Foi essa dualidade na acção governativa que o líder do PCP pôs a nu, criticando asperamente que haja «tanta pressa e tanta objectividade em relação àquilo que é concreto e penalizador para os trabalhadores» e, simultaneamente, tudo seja tão vagaroso e exija «longo tempo» quando se trata de medidas que o Governo e seus parceiros querem apresentar como «positivas». Um «longo tempo» que é, aliás, indispensável à farsa, porquanto, como observou Jerónimo de Sousa, tudo «não passa de declarações de intenção».

O que, tudo visto e somado, mostra a «vontade política do Governo» e revela que o seu verdadeiro propósito, de facto, «é mutilar direitos de quem trabalha», como aliás está bem expresso nas propostas de alteração ao código do trabalho, assinalou o Secretário-geral do PCP.
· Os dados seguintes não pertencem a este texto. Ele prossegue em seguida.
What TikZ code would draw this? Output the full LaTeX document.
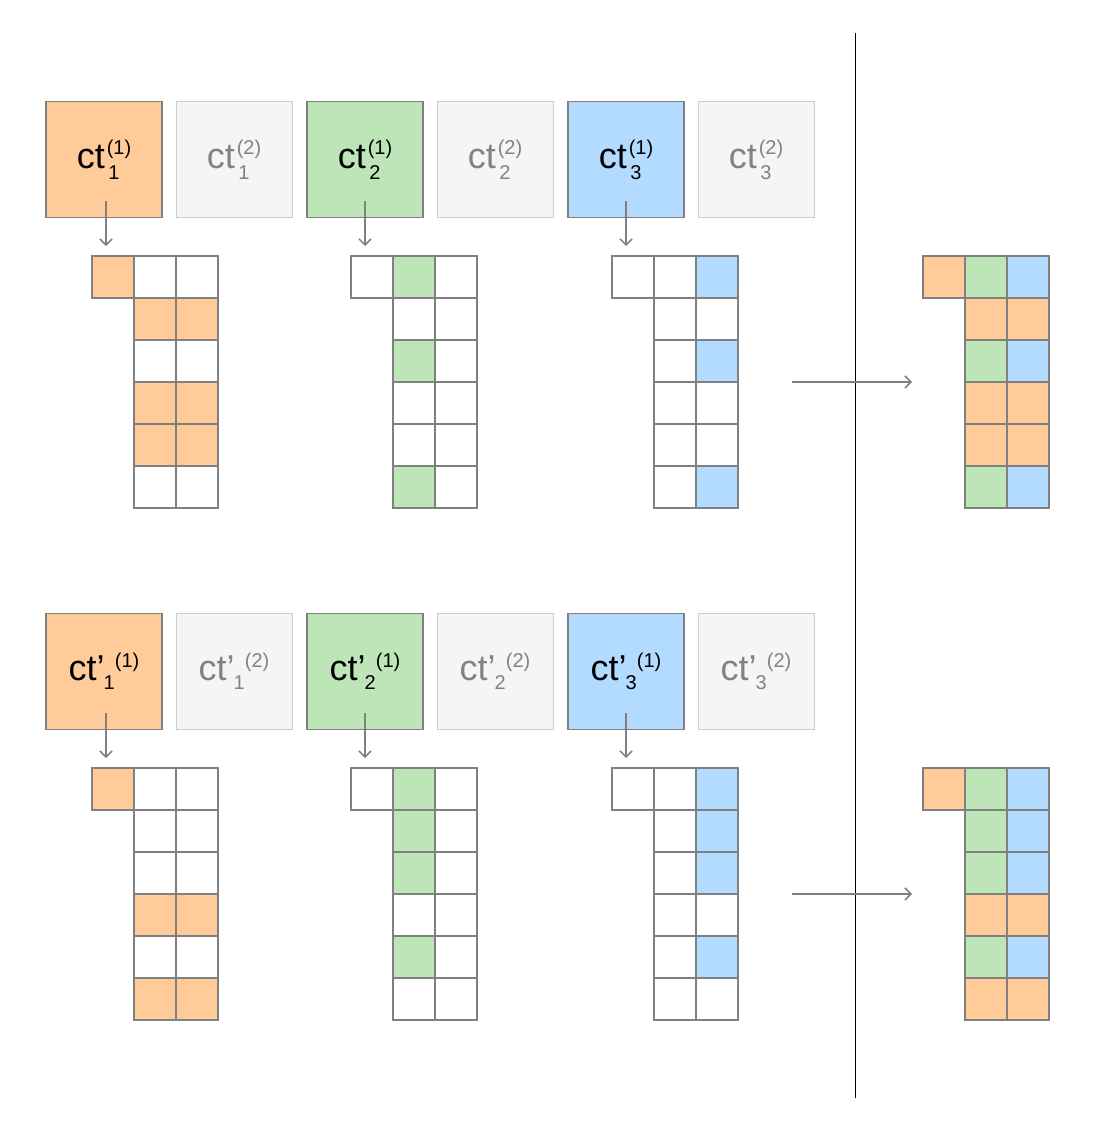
\documentclass[tikz,border=0pt]{standalone}
\usepackage{fontspec}
\setmainfont{Liberation Sans}
\usetikzlibrary{arrows.meta,calc}
\definecolor{cO}{RGB}{255,204,153}
\definecolor{cG}{RGB}{189,229,184}
\definecolor{cB}{RGB}{179,218,255}
\definecolor{cW}{RGB}{255,255,255}
\definecolor{lineg}{RGB}{128,128,128}
\definecolor{boxg}{RGB}{245,245,245}
\definecolor{boxb}{RGB}{204,204,204}
\definecolor{txtg}{RGB}{130,130,130}
\newcommand\scfont[1]{{\fontsize{20}{20}\selectfont #1}}
\newcommand\ctA[2]{ct\kern2pt\rlap{\kern1.5pt\raisebox{-11pt}{\scfont{#1}}}\raisebox{14pt}{\scfont{(#2)}}}
\newcommand\ctB[2]{ct’\kern-1pt\rlap{\raisebox{-9pt}{\scfont{#1}}}\hphantom{\scfont{#1}}\raisebox{13pt}{\scfont{(#2)}}}
\tikzset{
  box/.style={minimum size=116pt, inner sep=0pt, font=\fontsize{36}{36}\selectfont},
  cbox/.style={box, draw=lineg, line width=1.5pt},
  gbox/.style={box, draw=boxb, line width=1pt, fill=boxg, text=txtg},
  cell/.style={draw=lineg, line width=2.5pt, minimum size=42pt, inner sep=0pt, outer sep=0pt},
  arr/.style={draw=lineg, line width=1.5pt, -{Straight Barb[length=6pt,width=12pt]}},
  sep/.style={draw=black, line width=1pt}
}
\newcommand\mkgrid[4]{%
  \foreach \row [count=\r from 0] in {#4} {%
    \foreach \c [count=\k from 0] in \row {%
      \if\c N\else
        \node[cell, fill=c\c] (#1-\r-\k) at ({#2+21+42*\k},{#3+21+42*\r}) {};
      \fi
    }%
  }%
}
\begin{document}
\begin{tikzpicture}[x=1pt,y=-1pt]
\useasboundingbox (0,0) rectangle (1096,1121);
% separator
\coordinate (vt) at (855,33);
\coordinate (vb) at (855,1098);
\draw[sep] (vt) -- (vb);
% top boxes
\node[cbox, fill=cO] (a1) at (104,159.5) {\ctA{1}{1}};
\node[gbox] (a2) at (234,159.5) {\ctA{1}{2}};
\node[cbox, fill=cG] (a3) at (365,159.5) {\ctA{2}{1}};
\node[gbox] (a4) at (495,159.5) {\ctA{2}{2}};
\node[cbox, fill=cB] (a5) at (626,159.5) {\ctA{3}{1}};
\node[gbox] (a6) at (756,159.5) {\ctA{3}{2}};
% bottom boxes
\node[cbox, fill=cO] (b1) at (104,671.5) {\ctB{1}{1}};
\node[gbox] (b2) at (234,671.5) {\ctB{1}{2}};
\node[cbox, fill=cG] (b3) at (365,671.5) {\ctB{2}{1}};
\node[gbox] (b4) at (495,671.5) {\ctB{2}{2}};
\node[cbox, fill=cB] (b5) at (626,671.5) {\ctB{3}{1}};
\node[gbox] (b6) at (756,671.5) {\ctB{3}{2}};
% top grids
\mkgrid{T1}{92}{256}{{O,W,W},{N,O,O},{N,W,W},{N,O,O},{N,O,O},{N,W,W}}
\mkgrid{T2}{351}{256}{{W,G,W},{N,W,W},{N,G,W},{N,W,W},{N,W,W},{N,G,W}}
\mkgrid{T3}{612}{256}{{W,W,B},{N,W,W},{N,W,B},{N,W,W},{N,W,W},{N,W,B}}
\mkgrid{TR}{923}{256}{{O,G,B},{N,O,O},{N,G,B},{N,O,O},{N,O,O},{N,G,B}}
% bottom grids
\mkgrid{U1}{92}{768}{{O,W,W},{N,W,W},{N,W,W},{N,O,O},{N,W,W},{N,O,O}}
\mkgrid{U2}{351}{768}{{W,G,W},{N,G,W},{N,G,W},{N,W,W},{N,G,W},{N,W,W}}
\mkgrid{U3}{612}{768}{{W,W,B},{N,W,B},{N,W,B},{N,W,W},{N,W,B},{N,W,W}}
\mkgrid{UR}{923}{768}{{O,G,B},{N,G,B},{N,G,B},{N,O,O},{N,G,B},{N,O,O}}
% down arrows
\draw[arr] ($(a1.south)+(2,-17)$) -- ($(a1.south |- T1-0-0.north)+(2,-10)$);
\draw[arr] ($(a3.south)+(0,-17)$) -- ($(a3.south |- T2-0-0.north)+(0,-10)$);
\draw[arr] ($(a5.south)+(0,-17)$) -- ($(a5.south |- T3-0-0.north)+(0,-10)$);
\draw[arr] ($(b1.south)+(2,-17)$) -- ($(b1.south |- U1-0-0.north)+(2,-10)$);
\draw[arr] ($(b3.south)+(0,-17)$) -- ($(b3.south |- U2-0-0.north)+(0,-10)$);
\draw[arr] ($(b5.south)+(0,-17)$) -- ($(b5.south |- U3-0-0.north)+(0,-10)$);
% merge arrows
\coordinate (s1) at (792,382);
\coordinate (s2) at (792,894);
\draw[arr] (s1) -- ($(TR-2-1.south west)+(-53,0)$);
\draw[arr] (s2) -- ($(UR-2-1.south west)+(-53,0)$);
\end{tikzpicture}
\end{document}
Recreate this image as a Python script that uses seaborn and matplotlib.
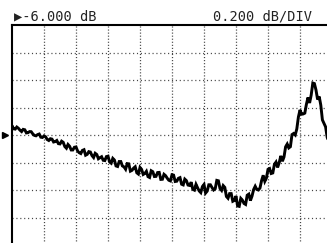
import matplotlib
matplotlib.use("Agg")
import matplotlib.pyplot as plt
import seaborn as sns

# ---- data ----
ref_level_db = -6.0
scale_db_per_div = 0.2
ref_position_div = 4          # reference line position (divisions above bottom)
n_xdiv = 10
n_ydiv = 8
header_left = "▶-6.000 dB"
header_right = "0.200 dB/DIV"

trace_x = [round(0.05 * i, 2) for i in range(199)]
trace_db = [
    -5.931, -5.955, -5.957, -5.942, -5.951, -5.965, -5.975, -5.959, -5.962, -5.985,
    -5.983, -5.975, -5.976, -5.992, -6.003, -6.006, -5.997, -5.993, -6.016, -6.018,
    -6.007, -6.013, -6.033, -6.040, -6.027, -6.030, -6.051, -6.048, -6.040, -6.063,
    -6.065, -6.045, -6.053, -6.084, -6.096, -6.069, -6.082, -6.109, -6.109, -6.089,
    -6.087, -6.116, -6.129, -6.135, -6.112, -6.107, -6.147, -6.141, -6.121, -6.124,
    -6.150, -6.164, -6.133, -6.142, -6.173, -6.165, -6.158, -6.184, -6.186, -6.157,
    -6.154, -6.196, -6.205, -6.170, -6.182, -6.225, -6.229, -6.193, -6.193, -6.225,
    -6.232, -6.249, -6.208, -6.210, -6.263, -6.257, -6.241, -6.231, -6.275, -6.284,
    -6.236, -6.250, -6.287, -6.280, -6.264, -6.303, -6.309, -6.260, -6.267, -6.302,
    -6.301, -6.273, -6.272, -6.323, -6.322, -6.286, -6.296, -6.314, -6.329, -6.334,
    -6.289, -6.292, -6.338, -6.336, -6.315, -6.310, -6.358, -6.363, -6.321, -6.332,
    -6.364, -6.367, -6.343, -6.395, -6.401, -6.359, -6.384, -6.407, -6.419, -6.375,
    -6.360, -6.422, -6.408, -6.362, -6.362, -6.382, -6.400, -6.391, -6.330, -6.333,
    -6.389, -6.403, -6.368, -6.381, -6.447, -6.460, -6.426, -6.426, -6.482, -6.476,
    -6.444, -6.516, -6.519, -6.461, -6.474, -6.498, -6.505, -6.438, -6.430, -6.477,
    -6.445, -6.397, -6.373, -6.396, -6.400, -6.385, -6.331, -6.293, -6.337, -6.313,
    -6.250, -6.244, -6.280, -6.276, -6.214, -6.197, -6.236, -6.201, -6.152, -6.191,
    -6.160, -6.086, -6.066, -6.094, -6.085, -5.997, -5.989, -6.000, -5.956, -5.869,
    -5.818, -5.849, -5.847, -5.841, -5.777, -5.727, -5.767, -5.709, -5.622, -5.626,
    -5.673, -5.742, -5.720, -5.783, -5.890, -5.916, -5.941, -6.018, -6.047,
]

# ---- figure ----
sns.set_style("white")
plt.rcParams["font.family"] = ["DejaVu Sans Mono", "DejaVu Sans"]
plt.rcParams["lines.scale_dashes"] = False

W, H = 327, 243
fig = plt.figure(figsize=(W / 100, H / 100), dpi=100)
fig.patch.set_facecolor("white")

left_px, top_px, width_px, height_px = 12, 25, 320, 220
ax = fig.add_axes([left_px / W, 1 - (top_px + height_px) / H, width_px / W, height_px / H])

y_bottom = ref_level_db - ref_position_div * scale_db_per_div
y_top = y_bottom + n_ydiv * scale_db_per_div
ax.set_xlim(0, n_xdiv)
ax.set_ylim(y_bottom, y_top)

for k in range(1, n_xdiv):
    ax.axvline(k, color="#444444", lw=0.9, ls=(0, (0.8, 1.4)), zorder=1)
for k in range(1, n_ydiv):
    ax.axhline(y_bottom + k * scale_db_per_div, color="#444444", lw=0.9,
               ls=(0, (0.8, 2.0)), zorder=1)

sns.lineplot(x=trace_x, y=trace_db, ax=ax, color="black", lw=2.1,
             estimator=None, sort=False, zorder=3,
             solid_joinstyle="miter", solid_capstyle="butt")

# reference marker on the left
ax.plot([-0.22], [ref_level_db], marker=">", color="black", markersize=5,
        clip_on=False, zorder=4)

ax.set_xticks([])
ax.set_yticks([])
for s in ["left", "top"]:
    ax.spines[s].set_color("black")
    ax.spines[s].set_linewidth(1.5)
for s in ["right", "bottom"]:
    ax.spines[s].set_visible(False)

fig.text(14 / W, 1 - 16 / H, header_left, fontsize=9.8, color="#222222",
         ha="left", va="center")
fig.text(213 / W, 1 - 16 / H, header_right, fontsize=9.8, color="#222222",
         ha="left", va="center")

fig.savefig("out.png", dpi=100, facecolor="white")
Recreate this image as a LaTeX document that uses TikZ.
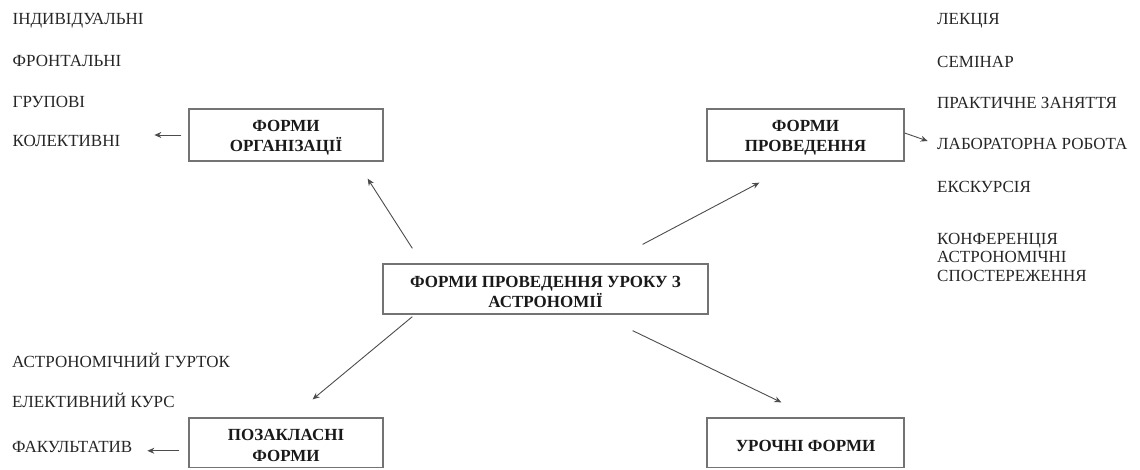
\documentclass[tikz,border=0pt]{standalone}
\usepackage{fontspec}
\setmainfont{Liberation Serif}
\usetikzlibrary{arrows.meta}
\newcommand\bxstrut{\rule{0pt}{17pt}}
\begin{document}
\begin{tikzpicture}[x=1pt,y=-1pt,
  box/.style={draw=black!55, line width=1.3pt, inner sep=0pt,
    font=\fontsize{17}{20.5}\selectfont\bfseries, align=center, text=black!90},
  item/.style={anchor=base west, inner sep=0pt,
    font=\fontsize{17}{19}\selectfont, text=black!85},
  arr/.style={draw=black!70, line width=0.9pt, -{Stealth[length=7pt,width=6pt]}}]
\useasboundingbox (0,0) rectangle (1140,469);

% boxes
\node[box, minimum width=194pt, minimum height=52pt] (org) at (286,135) {\bxstrut ФОРМИ\\ОРГАНІЗАЦІЇ};
\node[box, minimum width=197pt, minimum height=52pt] (prov) at (805.5,135) {\bxstrut ФОРМИ\\ПРОВЕДЕННЯ};
\node[box, minimum width=325pt, minimum height=50pt] (main) at (545.5,289) {\bxstrut ФОРМИ ПРОВЕДЕННЯ УРОКУ З\\АСТРОНОМІЇ};
\node[box, minimum width=194pt, minimum height=49.5pt] (poz) at (286,442.75) {\bxstrut ПОЗАКЛАСНІ\\ФОРМИ};
\node[box, minimum width=197pt, minimum height=49.5pt] (uroch) at (805.5,442.75) {\bxstrut УРОЧНІ ФОРМИ};

% left list
\node[item] (l1) at (12.5,24) {ІНДИВІДУАЛЬНІ};
\node[item] (l2) at (12.5,66) {ФРОНТАЛЬНІ};
\node[item] (l3) at (12.5,107.5) {ГРУПОВІ};
\node[item] (l4) at (12.5,146.5) {КОЛЕКТИВНІ};

% right list
\node[item] (r1) at (937,24) {ЛЕКЦІЯ};
\node[item] (r2) at (937,67) {СЕМІНАР};
\node[item] (r3) at (937,108.5) {ПРАКТИЧНЕ ЗАНЯТТЯ};
\node[item] (r4) at (937,149) {ЛАБОРАТОРНА РОБОТА};
\node[item] (r5) at (937,192.5) {ЕКСКУРСІЯ};
\node[item] (r6) at (937,244) {КОНФЕРЕНЦІЯ};
\node[item] (r7) at (937,262.7) {АСТРОНОМІЧНІ};
\node[item] (r8) at (937,281.7) {СПОСТЕРЕЖЕННЯ};

% bottom-left list
\node[item] (b1) at (12,367) {АСТРОНОМІЧНИЙ ГУРТОК};
\node[item] (b2) at (12,407) {ЕЛЕКТИВНИЙ КУРС};
\node[item] (b3) at (12,452.5) {ФАКУЛЬТАТИВ};

% connector ends
\coordinate (s1) at ([shift={(30,-15)}]main.north west);
\coordinate (e1) at ([shift={(-16,17)}]org.south east);
\coordinate (s2) at ([shift={(-66,-19)}]main.north east);
\coordinate (e2) at ([shift={(53,21)}]prov.south west);
\coordinate (s3) at ([shift={(30,2)}]main.south west);
\coordinate (e3) at ([shift={(-71,-18)}]poz.north east);
\coordinate (s4) at ([shift={(-76,16)}]main.south east);
\coordinate (e4) at ([shift={(75,-15)}]uroch.north west);
\coordinate (s5) at ([xshift=-7]org.west);
\coordinate (e5) at ([xshift=-34]org.west);
\coordinate (s6) at ([yshift=2]prov.east);
\coordinate (e6) at ([shift={(23,6)}]prov.east);
\coordinate (s7) at ([shift={(-9,8)}]poz.west);
\coordinate (e7) at ([shift={(-41,8)}]poz.west);

\draw[arr] (s1) -- (e1);
\draw[arr] (s2) -- (e2);
\draw[arr] (s3) -- (e3);
\draw[arr] (s4) -- (e4);
\draw[arr] (s5) -- (e5);
\draw[arr] (s6) -- (e6);
\draw[arr] (s7) -- (e7);
\end{tikzpicture}
\end{document}
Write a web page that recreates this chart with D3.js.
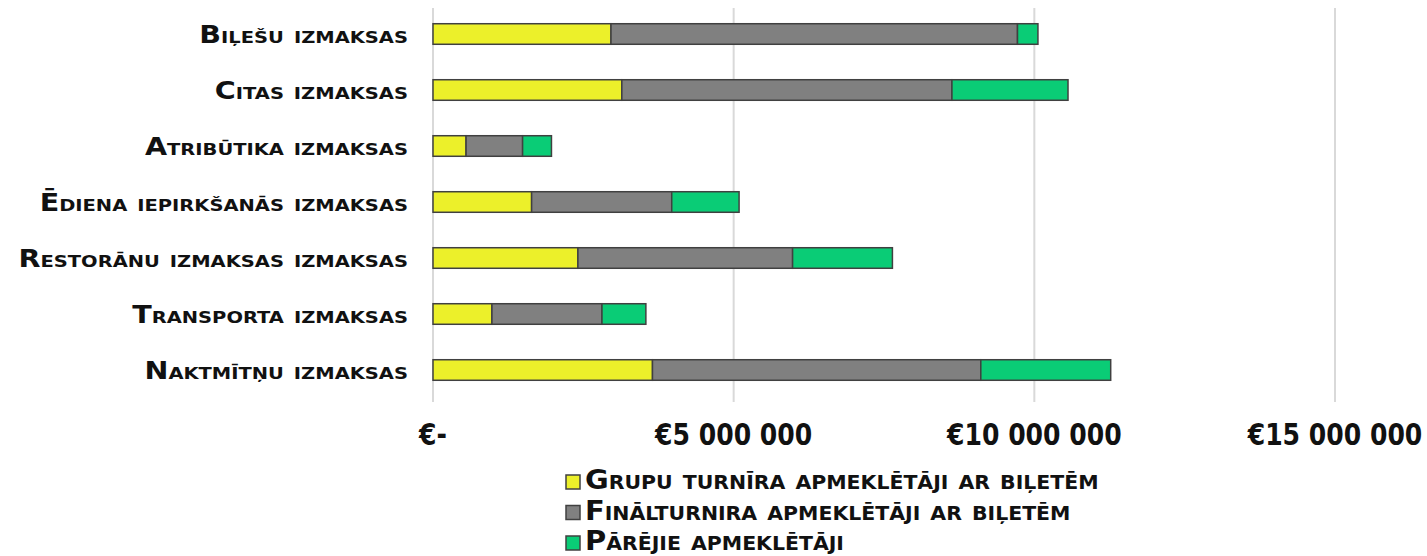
<!DOCTYPE html>
<html>
<head>
<meta charset="utf-8">
<script src="https://cdn.jsdelivr.net/npm/d3@7"></script>
<style>
  body { margin: 0; background: #fff; }
  svg text { font-family: "DejaVu Sans", Verdana, sans-serif; font-weight: bold; fill: #111; }
</style>
</head>
<body>
<div id="container"></div>
<script>
/* DATA */
const categories = [
  "Biļešu izmaksas",
  "Citas izmaksas",
  "Atribūtika izmaksas",
  "Ēdiena iepirkšanās izmaksas",
  "Restorānu izmaksas izmaksas",
  "Transporta izmaksas",
  "Naktmītņu izmaksas"
];
const seriesNames = [
  "Grupu turnīra apmeklētāji ar biļetēm",
  "Finālturnira apmeklētāji ar biļetēm",
  "Pārējie apmeklētāji"
];
// euro values
const groupStage = [2960000, 3140000, 550000, 1640000, 2410000, 980000, 3650000];
const finalStage = [6760000, 5490000, 940000, 2330000, 3570000, 1830000, 5460000];
const others     = [340000, 1930000, 480000, 1120000, 1660000, 730000, 2160000];
const tickValues = [0, 5000000, 10000000, 15000000];

/* CONSTANTS */
const width = 1427, height = 556;
const margin = { top: 6, left: 433, right: 92, bottom: 158 };
const colors = ["#ECF02A", "#808080", "#0ACC76"];

const rows = categories.map((c, i) => ({
  cat: c, s0: groupStage[i], s1: finalStage[i], s2: others[i]
}));
const stack = d3.stack().keys(["s0", "s1", "s2"])(rows);

/* SCALES */
const x = d3.scaleLinear()
  .domain([0, 15000000])
  .range([margin.left, width - margin.right]);

const y = d3.scaleBand()
  .domain(categories)
  .range([margin.top, height - margin.bottom])
  .paddingInner(0.633)
  .paddingOuter(0.3165);

const color = d3.scaleOrdinal().domain(["s0", "s1", "s2"]).range(colors);

/* SVG */
const svg = d3.select("#container").append("svg")
  .attr("width", width)
  .attr("height", height);

// gridlines
svg.append("g")
  .selectAll("line")
  .data(tickValues)
  .join("line")
  .attr("x1", d => x(d)).attr("x2", d => x(d))
  .attr("y1", margin.top + 2).attr("y2", height - margin.bottom + 4)
  .attr("stroke", "#d9d9d9")
  .attr("stroke-width", 2);

// bars
svg.append("g")
  .selectAll("g")
  .data(stack)
  .join("g")
  .attr("fill", d => color(d.key))
  .selectAll("rect")
  .data(d => d)
  .join("rect")
  .attr("x", d => x(d[0]))
  .attr("y", d => y(d.data.cat))
  .attr("width", d => x(d[1]) - x(d[0]))
  .attr("height", y.bandwidth())
  .attr("stroke", "#404040")
  .attr("stroke-width", 1.5);

// category labels (small caps, a bit wider than DejaVu)
svg.append("g")
  .selectAll("text")
  .data(categories)
  .join("text")
  .attr("transform", d => `translate(408,${y(d) + y.bandwidth() / 2 + 9}) scale(1.19,1)`)
  .attr("text-anchor", "end")
  .style("font-size", "24px")
  .style("font-variant", "small-caps")
  .text(d => d);

// x axis tick labels
const fmt = d => d === 0 ? "€-" : "€" + d3.format(",")(d).replace(/,/g, " ");
svg.append("g")
  .selectAll("text")
  .data(tickValues)
  .join("text")
  .attr("transform", d => `translate(${x(d)},445) scale(0.9,1)`)
  .attr("text-anchor", "middle")
  .style("font-family", "'DejaVu Sans Condensed', 'DejaVu Sans', sans-serif")
  .style("font-size", "31px")
  .text(fmt);

// legend
const legend = svg.append("g")
  .selectAll("g")
  .data(seriesNames)
  .join("g")
  .attr("transform", (d, i) => `translate(566,${482 + i * 30.5})`);

legend.append("rect")
  .attr("x", 0).attr("y", -7)
  .attr("width", 14).attr("height", 14)
  .attr("fill", (d, i) => colors[i])
  .attr("stroke", "#404040")
  .attr("stroke-width", 1.5);

legend.append("text")
  .attr("transform", "translate(19,7) scale(1.19,1)")
  .style("font-family", "'DejaVu Sans Condensed', 'DejaVu Sans', sans-serif")
  .style("font-size", "27px")
  .style("font-variant", "small-caps")
  .text(d => d);
</script>
</body>
</html>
A treta dos «sacrifícios para todos»

 

A muito explorada linha de propaganda governamental de que os sacrifícios tocam a todos esbate-se e perde força, desmentida que é a cada passo pelos factos e pela vida. Os exemplos sucedem-se e o que eles nos mostram é exactamente a realidade contrária.

Disso é exemplo a GALP e os seus lucros milionários no primeiro trimestre deste ano, qualquer coisa como 50 milhões de euros, mais 16,5% do que no período homólogo anterior, obtidos «à custa das famílias e das empresas», como sublinhou Jerónimo de Sousa, que levou o caso ao debate pouco depois de chegar ao seu conhecimento.

«Venha lá o senhor primeiro-ministro com a equidade dos sacrifícios que nós depois logo lhe dizemos», desafiou o Secretário-geral do PCP, na sua intervenção final, sem obter resposta do primeiro-ministro, que, por má gestão, deixara esgotar o seu tempo.

Questão colocada por Jerónimo de Sousa foi ainda a relacionada com o direito do povo português a uma informação sobre o cumprimento dos compromissos assumidos na contratualização de contrapartidas decorrentes da aplicação da lei de programação militar.

«Porque é que o ministro da Economia não sabe ou não quer dizer que neste momento existem mais de dois mil milhões de euros que andam para aí a voar ou a submarinar?», questionou, frisando que este é um exemplo concreto de «falta de informação e do que são os dois pesos e duas medidas deste Governo».